Arquivo mensal: Abril 2019
Salvos pela fraqueza
José Tolentino Mendonça, E, Expresso 13.abril.2019
Entrar numa igreja em dia de sexta-feira santa é uma experiência que só nos pode deixar atónitos. Olhamos para o tabernáculo e está aberto e vazio, como se tivesse sido espoliado. O altar não tem toalha nem adornos: apenas a pedra nua. Se procurarmos uma cruz, não a encontramos: foi retirada ou oculta ao olhar com um véu. Estamos ali como se estivéssemos num qualquer lugar perdido, rebuscando entre silêncio e escombros. Encontramo-nos numa situação paralela àquela descrita no Evangelho de João, quando os mensageiros vestidos de branco perguntam a Madalena: “Mulher, porque choras?” E ela responde: “Levaram o meu Senhor e não sei onde o puseram” (Jo 20, 13). É verdade que demasiadas vezes o cristianismo (pelo menos, o nosso) corre o risco do excesso: demasiadas palavras, amontoação de símbolos e de ritualismos… Em dia de sexta-feira santa é o contrário: ocorre uma dramática redução. O espaço religioso esvazia-se até ao osso; torna-se simplesmente anónimo; nada o distingue de qualquer outro lugar desolado da terra. A liturgia, que nessa ocasião se celebra, principia em estrito silêncio e quando os presbíteros chegarem à zona do altar vão atirar-se por terra, longamente jazentes, como que inanimados, mimetizando com o próprio corpo o abandono que toda a comunidade é chamada a experimentar. Que espesso enigma é este? Onde nos conduz este tatear cambaleante, esta celebração assim desprovida, esta radical privação? A única resposta é esta: conduz-nos ao âmago ardente dos mistérios cristãos que, na verdade, são puro escândalo, aturdimento e loucura, pois os cristãos acreditam num Messias crucificado, num Salvador que salva não através da força, mas da impotência. Isso que São Paulo explicitou na Primeira Carta aos Coríntios: “Nós pregamos a Cristo crucificado, que é escândalo… e loucura” (1 Cor 1, 22).

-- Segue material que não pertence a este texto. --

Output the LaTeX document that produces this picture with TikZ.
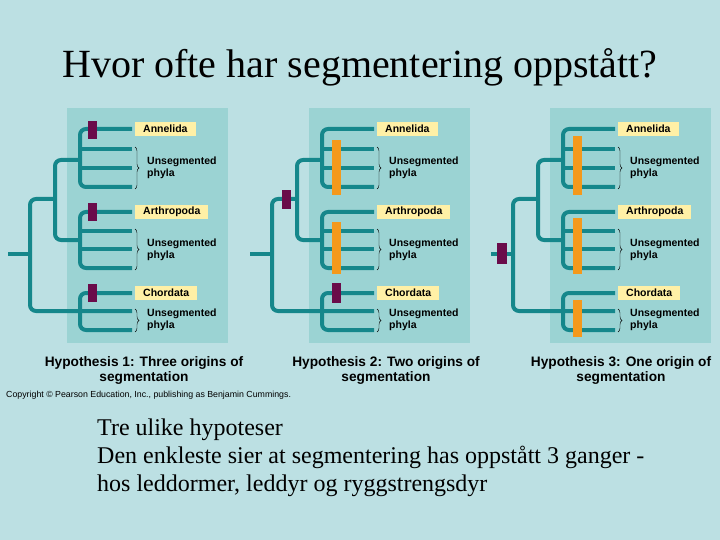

Um dos mais importantes teólogos do século XX, o pastor-mártir Dietrich Bonhoffer, rebelava-se contra o recurso que, na prática, os crentes fazem a um deus ex-machina, a um Deus “tapa-buracos”, que se assemelha a uma solução mágica para todos os dilemas humanos. De facto, o cristianismo opera uma corajosa inversão de paradigma: enquanto que a religiosidade natural leva a que o homem procure o Deus poderoso como auxílio para a sua vulnerabilidade, o cristianismo reenvia continuamente o homem à impotência e ao sofrimento de Deus. Segundo Bonhoeffer, “é absolutamente evidente que Cristo não nos socorre em razão da sua omnipotência, mas em razão da sua fraqueza”, pois “Deus deixa-se expulsar do mundo no alto da cruz, Deus revela-se aí impotente e frágil, e só dessa maneira está o nosso lado e nos ajuda”. Neste caso, o que é a fé? Para Dietrich Bonhoeffer, a fé é tomar parte no sofrimento de Deus no mundo, abraçando e cuidando de cada pessoa que sofre, responsabilizando-se solidariamente com esta história, fincando nela os dois pés. Se vivermos agora a difícil história humana, com as suas emergências e apelos, apenas com um pé colocado no chão, teremos depois também apenas um pé colocado no paraíso.
Outra mártir do século XX, a escritora Etty Hillesum, abre-nos para um intenso desafio existencial quando diz: “Eu compreendi que tenho de ajudar Deus.” No diário que redigiu no campo de concentração, deixou escritas estas palavras: “São tempos temerosos, meu Deus. Esta noite, pela primeira vez, passei-a deitada no escuro de olhos abertos e a arder, e muitas imagens do sofrimento humano desfilavam perante mim. Mas torna-se-me cada vez mais claro o seguinte: que tu não nos podes ajudar, mas nós é que temos de ajudar-te, e, ajudando-te, ajudamo-nos a nós mesmos”.